Consumption, Empire, and Total War: Commodities and Spectacle in Japan’s Wartime System

AHA Session 151
Saturday, January 9, 2016: 9:00 AM-11:00 AM
Room A704 (Atlanta Marriott Marquis, Atrium Level)
Chair:
Noriko Aso, University of California, Santa Cruz
Comment:
Mark Driscoll, University of North Carolina at Chapel Hill

Session Abstract

Following the Japanese army’s seizure of Manchuria in 1931, the imperial Japanese state increasingly sought to explain the significance of its military actions to the populations throughout the empire. Scholars have written a great deal about how the wartime ideology admonished individuals to sacrifice themselves in the interests of the nation. As is also well known, the state actively policed dissent through such vehicles as the secret police. The papers in this panel stress, however, that the creation of the wartime Japanese subject did not simply happen in a negative fashion.
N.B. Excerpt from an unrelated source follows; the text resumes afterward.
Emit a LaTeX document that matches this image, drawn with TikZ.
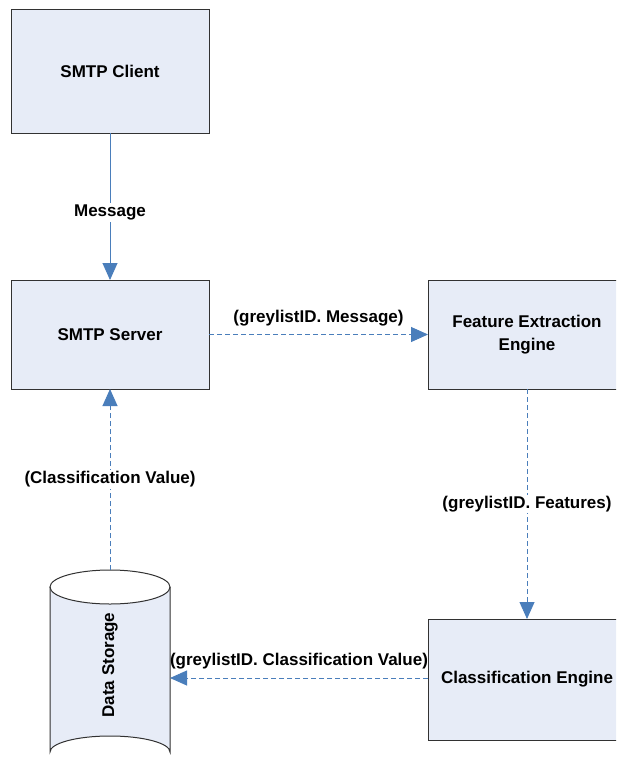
\documentclass[tikz,border=0pt]{standalone}
\usepackage{fontspec}
\setmainfont{Liberation Sans}
\usetikzlibrary{arrows.meta}
\definecolor{boxfill}{RGB}{231,236,247}
\definecolor{boxline}{RGB}{50,50,50}
\definecolor{conn}{RGB}{74,126,187}
\tikzset{
  x=1pt, y=-1pt,
  lbl/.style={font=\fontsize{17}{23}\selectfont\bfseries, inner sep=1.5pt, text=black},
  blk/.style={draw=boxline, fill=boxfill, line width=1pt, outer sep=0pt, inner sep=0pt, align=center,
              text=black, font=\fontsize{17}{23}\selectfont\bfseries},
  flow/.style={draw=conn, line width=0.9pt, -{Triangle[width=15pt,length=17pt,fill=conn]}},
  dflow/.style={flow, dash pattern=on 5pt off 3pt},
}
\begin{document}
\begin{tikzpicture}
\useasboundingbox (0,0) rectangle (616,765);
\clip (0,0) rectangle (616,765);
\fill[white] (0,0) rectangle (616,765);

% blocks
\node[blk, minimum width=198pt, minimum height=123pt] (client) at (110,71.5) {SMTP Client};
\node[blk, minimum width=198pt, minimum height=109pt] (srv) at (110,334.5) {SMTP Server};
\node[blk, minimum width=198pt, minimum height=109pt] (fe) at (527,334.5) {Feature Extraction\\Engine};
\node[blk, minimum width=198pt, minimum height=121pt] (ce) at (527,679.5) {Classification Engine};

% data storage cylinder
\fill[boxfill] (50,587) arc[start angle=180, end angle=0, x radius=60, y radius=17]
  -- (170,752) arc[start angle=0, end angle=-180, x radius=60, y radius=16] -- cycle;
\draw[boxline, line width=1pt] (110,587) ellipse[x radius=60, y radius=17];
\draw[boxline, line width=1pt] (50,587) -- (50,752)
  arc[start angle=180, end angle=360, x radius=60, y radius=16] -- (170,587);
\node[lbl, rotate=90] (ds) at (110,665) {Data Storage};
\coordinate (dstop) at (110,570);
\coordinate (dsright) at (170,678);

% connectors
\draw[flow] (client.south) -- node[lbl, fill=white, pos=0.54] {Message} (srv.north);
\draw[dflow] (srv.east) -- node[lbl, above=6pt] {(greylistID. Message)} (fe.west);
\draw[dflow] (fe.south) -- node[lbl, fill=white, pos=0.5] {(greylistID. Features)} (ce.north);
\draw[dflow] (ce.west |- dsright) -- node[lbl, above=7pt] {(greylistID. Classification Value)} (dsright);
\draw[dflow] (dstop) -- node[lbl, fill=white, pos=0.5] {(Classification Value)} (srv.south);
\end{tikzpicture}
\end{document}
In addition to policing dissent, the state also cultivated and channeled individual desire in the process of national mobilization. It is often overlooked that consumption remained an important aspect of the creation of the imperial subject into the late 1930s and 1940s. While forms of consumption were certainly circumscribed, the commodities that were in circulation played an important role in disseminating ideologies of militarism and empire. By preserving and encouraging certain forms of consumption, the wartime state sought to harness individual desire to the cause of imperial mobilization and expansion.

This panel explores important consumer practices in interwar and wartime Japan. The projects analyzed by the different authors reveal the ways consumption functioned to mobilize the population for total war across the Japanese empire. While a famous slogan from the wartime period exhorted that "luxury is the enemy," the individual papers demonstrate some of the important ways in which consumption continued to serve as a vehicle for promulgating ideologies and practices of empire. Noriko Aso examines ways in which Mitsukoshi Department Store’s collaboration with the Japanese state in waging war has not only been obscured by its reputation as a Western-style consumer mecca, but also opens up an opportunity to rethink its role in organizing production as well as consumption. Ryan Moran's paper explores the importance of life insurance to wartime mobilization, as the Japanese state used life insurance to extract economic resources from the body of the populace. Life insurance, moreover, played an important role in orienting the populace towards a perfectible future in which the wartime state's promises of peace and prosperity would be actualized. Max Ward’s paper explores the “Thought War Exhibition” held at department stores throughout the Japanese Empire in 1938, and how the exhibition revealed constitutive contradictions in imperial ideology. Together, the papers make an important intervention into our understanding of how practices of consumption and the stimulation of desire worked to transmit ideologies and practices of empire.